Mais il est clair que le mouvement démocratique, d’une part, qui nous fait priser très vivement l’égalité des êtres humains, et, d’autre part, les efforts couronnés de succès que l’État lui-même a déployés en vue des progrès de l’instruction féminine, doivent nous conduire, dans un délai plus ou moins éloigné, au développement des droits d’un sexe qui n’est faible que pour soulever des poids de cent kilos, faiblesse qu’il partage du reste avec beaucoup d’hommes.
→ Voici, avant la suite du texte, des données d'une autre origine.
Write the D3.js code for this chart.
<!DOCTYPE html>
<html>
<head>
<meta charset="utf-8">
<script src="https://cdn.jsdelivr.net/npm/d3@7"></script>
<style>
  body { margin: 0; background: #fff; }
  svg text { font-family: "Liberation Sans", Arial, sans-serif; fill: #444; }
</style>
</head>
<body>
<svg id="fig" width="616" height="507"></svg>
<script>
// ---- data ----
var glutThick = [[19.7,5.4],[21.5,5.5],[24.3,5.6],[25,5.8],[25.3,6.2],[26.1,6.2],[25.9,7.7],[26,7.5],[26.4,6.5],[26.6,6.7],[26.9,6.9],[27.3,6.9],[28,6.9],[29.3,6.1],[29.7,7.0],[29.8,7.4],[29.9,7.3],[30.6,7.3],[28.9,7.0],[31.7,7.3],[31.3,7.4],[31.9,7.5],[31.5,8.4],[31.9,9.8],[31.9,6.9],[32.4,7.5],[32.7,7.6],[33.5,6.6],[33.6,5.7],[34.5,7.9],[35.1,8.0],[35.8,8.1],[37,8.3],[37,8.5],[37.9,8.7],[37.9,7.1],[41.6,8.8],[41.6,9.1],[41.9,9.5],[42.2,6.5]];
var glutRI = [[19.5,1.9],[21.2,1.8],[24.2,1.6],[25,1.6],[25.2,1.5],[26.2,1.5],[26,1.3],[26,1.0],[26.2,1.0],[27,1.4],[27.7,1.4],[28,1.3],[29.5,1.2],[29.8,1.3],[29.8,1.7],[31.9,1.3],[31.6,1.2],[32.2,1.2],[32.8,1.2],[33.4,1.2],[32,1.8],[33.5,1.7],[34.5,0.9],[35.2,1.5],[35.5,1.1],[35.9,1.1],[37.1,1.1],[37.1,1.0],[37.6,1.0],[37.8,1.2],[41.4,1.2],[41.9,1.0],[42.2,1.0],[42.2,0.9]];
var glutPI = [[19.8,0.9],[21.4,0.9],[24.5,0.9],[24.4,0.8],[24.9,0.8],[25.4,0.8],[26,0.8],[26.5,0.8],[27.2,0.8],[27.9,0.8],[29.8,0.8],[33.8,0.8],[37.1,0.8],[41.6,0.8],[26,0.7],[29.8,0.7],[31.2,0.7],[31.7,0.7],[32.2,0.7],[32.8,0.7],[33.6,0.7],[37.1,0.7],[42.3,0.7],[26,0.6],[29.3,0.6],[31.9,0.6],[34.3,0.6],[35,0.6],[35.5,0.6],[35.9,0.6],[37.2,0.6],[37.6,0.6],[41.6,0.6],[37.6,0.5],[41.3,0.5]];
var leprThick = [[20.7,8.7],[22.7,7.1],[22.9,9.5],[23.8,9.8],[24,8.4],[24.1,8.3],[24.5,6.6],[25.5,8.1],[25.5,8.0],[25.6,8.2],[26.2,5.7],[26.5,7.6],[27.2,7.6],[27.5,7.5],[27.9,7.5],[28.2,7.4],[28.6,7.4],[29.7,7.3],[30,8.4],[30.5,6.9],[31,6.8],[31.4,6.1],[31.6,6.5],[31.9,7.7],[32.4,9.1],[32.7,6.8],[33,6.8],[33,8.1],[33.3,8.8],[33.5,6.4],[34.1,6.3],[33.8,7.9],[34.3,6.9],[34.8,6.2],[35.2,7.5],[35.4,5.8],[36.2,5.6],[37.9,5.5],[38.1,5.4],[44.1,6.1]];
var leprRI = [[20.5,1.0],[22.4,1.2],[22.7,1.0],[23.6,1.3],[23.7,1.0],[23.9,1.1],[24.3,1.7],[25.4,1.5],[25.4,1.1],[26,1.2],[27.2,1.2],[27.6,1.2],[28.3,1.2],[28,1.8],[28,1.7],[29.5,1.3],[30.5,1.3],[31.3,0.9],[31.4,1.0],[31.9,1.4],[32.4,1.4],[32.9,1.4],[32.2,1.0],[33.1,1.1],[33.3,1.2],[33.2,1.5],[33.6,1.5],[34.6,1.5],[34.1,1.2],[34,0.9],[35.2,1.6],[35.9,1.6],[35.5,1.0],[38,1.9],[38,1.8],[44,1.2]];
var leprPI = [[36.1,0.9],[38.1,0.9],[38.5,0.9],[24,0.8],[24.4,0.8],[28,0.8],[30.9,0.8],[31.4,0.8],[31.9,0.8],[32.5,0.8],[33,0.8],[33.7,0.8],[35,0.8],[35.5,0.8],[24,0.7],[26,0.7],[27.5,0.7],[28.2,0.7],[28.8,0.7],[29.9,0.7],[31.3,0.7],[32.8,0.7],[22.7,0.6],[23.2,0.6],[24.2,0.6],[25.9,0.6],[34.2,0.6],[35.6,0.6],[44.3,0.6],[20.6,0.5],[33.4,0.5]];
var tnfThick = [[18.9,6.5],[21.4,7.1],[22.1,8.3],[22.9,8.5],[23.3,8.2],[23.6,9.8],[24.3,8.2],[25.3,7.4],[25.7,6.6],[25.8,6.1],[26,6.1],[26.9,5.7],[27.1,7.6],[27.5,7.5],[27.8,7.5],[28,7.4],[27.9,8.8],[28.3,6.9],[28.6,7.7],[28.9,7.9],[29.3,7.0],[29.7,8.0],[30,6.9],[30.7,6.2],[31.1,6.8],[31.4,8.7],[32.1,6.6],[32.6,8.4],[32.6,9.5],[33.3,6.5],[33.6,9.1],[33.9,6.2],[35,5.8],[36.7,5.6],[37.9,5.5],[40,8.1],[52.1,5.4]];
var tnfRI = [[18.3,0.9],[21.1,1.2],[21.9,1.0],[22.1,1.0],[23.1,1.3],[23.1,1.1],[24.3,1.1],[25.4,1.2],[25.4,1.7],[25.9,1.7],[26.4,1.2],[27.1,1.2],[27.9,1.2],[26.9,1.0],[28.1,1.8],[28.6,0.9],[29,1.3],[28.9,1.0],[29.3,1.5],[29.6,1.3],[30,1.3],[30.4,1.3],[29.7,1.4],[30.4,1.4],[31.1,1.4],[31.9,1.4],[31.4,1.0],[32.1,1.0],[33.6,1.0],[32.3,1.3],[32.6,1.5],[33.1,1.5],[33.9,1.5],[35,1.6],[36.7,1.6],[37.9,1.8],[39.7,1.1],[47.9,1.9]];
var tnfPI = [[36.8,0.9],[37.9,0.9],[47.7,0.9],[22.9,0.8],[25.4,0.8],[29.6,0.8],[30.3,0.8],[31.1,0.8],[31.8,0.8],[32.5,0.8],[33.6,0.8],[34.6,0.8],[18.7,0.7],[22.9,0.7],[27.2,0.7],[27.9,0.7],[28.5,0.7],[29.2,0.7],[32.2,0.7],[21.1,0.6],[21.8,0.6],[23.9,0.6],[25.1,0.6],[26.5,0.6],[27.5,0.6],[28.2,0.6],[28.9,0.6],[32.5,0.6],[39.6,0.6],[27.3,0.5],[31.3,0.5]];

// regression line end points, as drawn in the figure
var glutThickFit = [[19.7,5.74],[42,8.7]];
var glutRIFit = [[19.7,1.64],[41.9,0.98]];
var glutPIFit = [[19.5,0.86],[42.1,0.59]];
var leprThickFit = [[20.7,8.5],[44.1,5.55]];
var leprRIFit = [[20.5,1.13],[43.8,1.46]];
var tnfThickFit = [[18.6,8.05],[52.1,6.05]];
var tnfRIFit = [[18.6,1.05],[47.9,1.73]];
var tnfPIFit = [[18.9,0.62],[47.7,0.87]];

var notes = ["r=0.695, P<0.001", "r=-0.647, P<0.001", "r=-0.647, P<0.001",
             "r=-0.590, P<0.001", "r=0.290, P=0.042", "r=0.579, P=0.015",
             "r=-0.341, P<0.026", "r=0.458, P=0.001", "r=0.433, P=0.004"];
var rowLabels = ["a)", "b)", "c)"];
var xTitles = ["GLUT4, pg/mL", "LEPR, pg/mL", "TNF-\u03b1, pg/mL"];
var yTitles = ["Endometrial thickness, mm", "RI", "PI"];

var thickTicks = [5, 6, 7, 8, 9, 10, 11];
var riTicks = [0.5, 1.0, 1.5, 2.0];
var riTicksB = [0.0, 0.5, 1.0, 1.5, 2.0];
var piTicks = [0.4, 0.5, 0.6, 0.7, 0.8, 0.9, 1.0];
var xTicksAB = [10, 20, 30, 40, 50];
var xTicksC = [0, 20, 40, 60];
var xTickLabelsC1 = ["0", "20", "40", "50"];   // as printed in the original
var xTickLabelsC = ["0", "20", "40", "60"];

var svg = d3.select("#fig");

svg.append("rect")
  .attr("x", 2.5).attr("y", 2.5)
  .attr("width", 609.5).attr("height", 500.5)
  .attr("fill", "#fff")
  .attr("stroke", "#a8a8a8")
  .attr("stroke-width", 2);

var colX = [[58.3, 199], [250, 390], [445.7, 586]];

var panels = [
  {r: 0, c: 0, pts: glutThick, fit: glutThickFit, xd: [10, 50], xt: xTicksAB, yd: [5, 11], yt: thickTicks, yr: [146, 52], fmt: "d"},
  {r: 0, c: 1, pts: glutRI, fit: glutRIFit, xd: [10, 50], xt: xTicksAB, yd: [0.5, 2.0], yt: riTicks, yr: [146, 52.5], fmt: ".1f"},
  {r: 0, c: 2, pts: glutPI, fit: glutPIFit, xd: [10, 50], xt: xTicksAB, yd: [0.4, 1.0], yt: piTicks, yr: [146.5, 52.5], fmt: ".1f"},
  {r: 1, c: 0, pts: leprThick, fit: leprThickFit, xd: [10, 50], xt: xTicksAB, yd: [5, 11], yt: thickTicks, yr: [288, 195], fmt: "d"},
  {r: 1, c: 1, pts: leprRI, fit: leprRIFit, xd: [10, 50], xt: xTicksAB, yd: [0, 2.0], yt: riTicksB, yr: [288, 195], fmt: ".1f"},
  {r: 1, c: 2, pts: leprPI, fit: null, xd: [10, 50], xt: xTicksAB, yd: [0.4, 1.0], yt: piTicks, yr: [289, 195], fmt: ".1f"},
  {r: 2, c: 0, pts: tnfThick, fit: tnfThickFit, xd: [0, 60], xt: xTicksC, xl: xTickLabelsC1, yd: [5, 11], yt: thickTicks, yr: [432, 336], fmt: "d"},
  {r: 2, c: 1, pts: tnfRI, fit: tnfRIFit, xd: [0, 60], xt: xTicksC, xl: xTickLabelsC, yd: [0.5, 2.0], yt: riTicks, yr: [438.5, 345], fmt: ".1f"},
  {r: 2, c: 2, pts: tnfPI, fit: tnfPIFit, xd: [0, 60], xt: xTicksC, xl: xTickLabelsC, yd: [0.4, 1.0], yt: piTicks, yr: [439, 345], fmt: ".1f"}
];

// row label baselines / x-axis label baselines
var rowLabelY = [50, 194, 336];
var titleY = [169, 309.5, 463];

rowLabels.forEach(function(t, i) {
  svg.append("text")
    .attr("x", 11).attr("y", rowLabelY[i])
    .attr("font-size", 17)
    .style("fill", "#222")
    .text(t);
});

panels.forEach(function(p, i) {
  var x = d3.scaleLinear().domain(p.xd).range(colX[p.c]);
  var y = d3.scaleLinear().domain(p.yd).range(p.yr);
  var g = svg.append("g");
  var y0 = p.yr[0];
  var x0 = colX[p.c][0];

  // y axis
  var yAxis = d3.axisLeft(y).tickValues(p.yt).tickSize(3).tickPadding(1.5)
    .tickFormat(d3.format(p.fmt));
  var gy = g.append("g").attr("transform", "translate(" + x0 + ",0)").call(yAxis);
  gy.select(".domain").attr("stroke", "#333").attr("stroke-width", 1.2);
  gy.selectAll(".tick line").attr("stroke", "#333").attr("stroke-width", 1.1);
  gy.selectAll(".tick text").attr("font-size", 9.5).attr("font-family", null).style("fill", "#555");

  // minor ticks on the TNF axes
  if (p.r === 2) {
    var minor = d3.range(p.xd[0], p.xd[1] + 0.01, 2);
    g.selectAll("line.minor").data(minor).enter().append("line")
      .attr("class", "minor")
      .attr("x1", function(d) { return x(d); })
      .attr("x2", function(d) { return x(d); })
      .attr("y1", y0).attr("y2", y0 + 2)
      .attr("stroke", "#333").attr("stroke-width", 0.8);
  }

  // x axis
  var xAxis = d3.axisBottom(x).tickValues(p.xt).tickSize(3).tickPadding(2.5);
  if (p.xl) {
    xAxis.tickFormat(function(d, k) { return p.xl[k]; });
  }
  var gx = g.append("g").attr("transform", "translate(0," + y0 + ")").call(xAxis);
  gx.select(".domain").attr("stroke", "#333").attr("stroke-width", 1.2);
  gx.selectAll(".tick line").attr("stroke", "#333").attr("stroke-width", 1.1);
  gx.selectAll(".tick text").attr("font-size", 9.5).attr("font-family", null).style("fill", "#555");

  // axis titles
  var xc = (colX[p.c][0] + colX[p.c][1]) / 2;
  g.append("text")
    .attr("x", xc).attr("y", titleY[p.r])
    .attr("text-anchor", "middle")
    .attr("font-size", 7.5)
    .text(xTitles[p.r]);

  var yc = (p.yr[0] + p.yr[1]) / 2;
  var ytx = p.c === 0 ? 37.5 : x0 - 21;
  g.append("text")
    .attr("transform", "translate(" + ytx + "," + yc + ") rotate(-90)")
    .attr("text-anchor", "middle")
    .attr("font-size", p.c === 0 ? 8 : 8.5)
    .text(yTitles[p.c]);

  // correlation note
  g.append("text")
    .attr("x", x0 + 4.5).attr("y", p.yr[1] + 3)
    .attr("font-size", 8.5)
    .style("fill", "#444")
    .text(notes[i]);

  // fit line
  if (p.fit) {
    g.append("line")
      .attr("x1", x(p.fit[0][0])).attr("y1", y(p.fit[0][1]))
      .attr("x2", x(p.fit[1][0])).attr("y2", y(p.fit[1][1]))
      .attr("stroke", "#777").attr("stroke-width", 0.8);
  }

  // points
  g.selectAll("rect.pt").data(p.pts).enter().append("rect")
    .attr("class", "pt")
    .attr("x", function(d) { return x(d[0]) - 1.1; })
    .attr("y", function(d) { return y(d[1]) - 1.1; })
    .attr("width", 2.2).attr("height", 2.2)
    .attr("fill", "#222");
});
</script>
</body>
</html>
Il va par exemple devenir singulier, maintenant que les femmes sont électeurs aux tribunaux de commerce, qu’elles ne le soient pas au conseil des prud’hommes, et même qu’elles n’y soient pas éligibles, si l’on songe ; comme l’a fait très bien remarquer Mme Vincent, déléguée au récent congrès de l’industrie textile qui s’est tenu à Roubaix, que sur une moyenne de 4 000 affaires environ, jugées annuellement par le conseil des tissus, près de la moitié (47 pour 100) intéressent exclusivement les femmes couturières, brodeuses, modistes, etc.

Il paraît vraiment oiseux de se demander, comme M. le professeur Lombroso, pour savoir si les femmes jouiront ou non de certains droits, si « le cerveau féminin est capable ou non de synthèse ».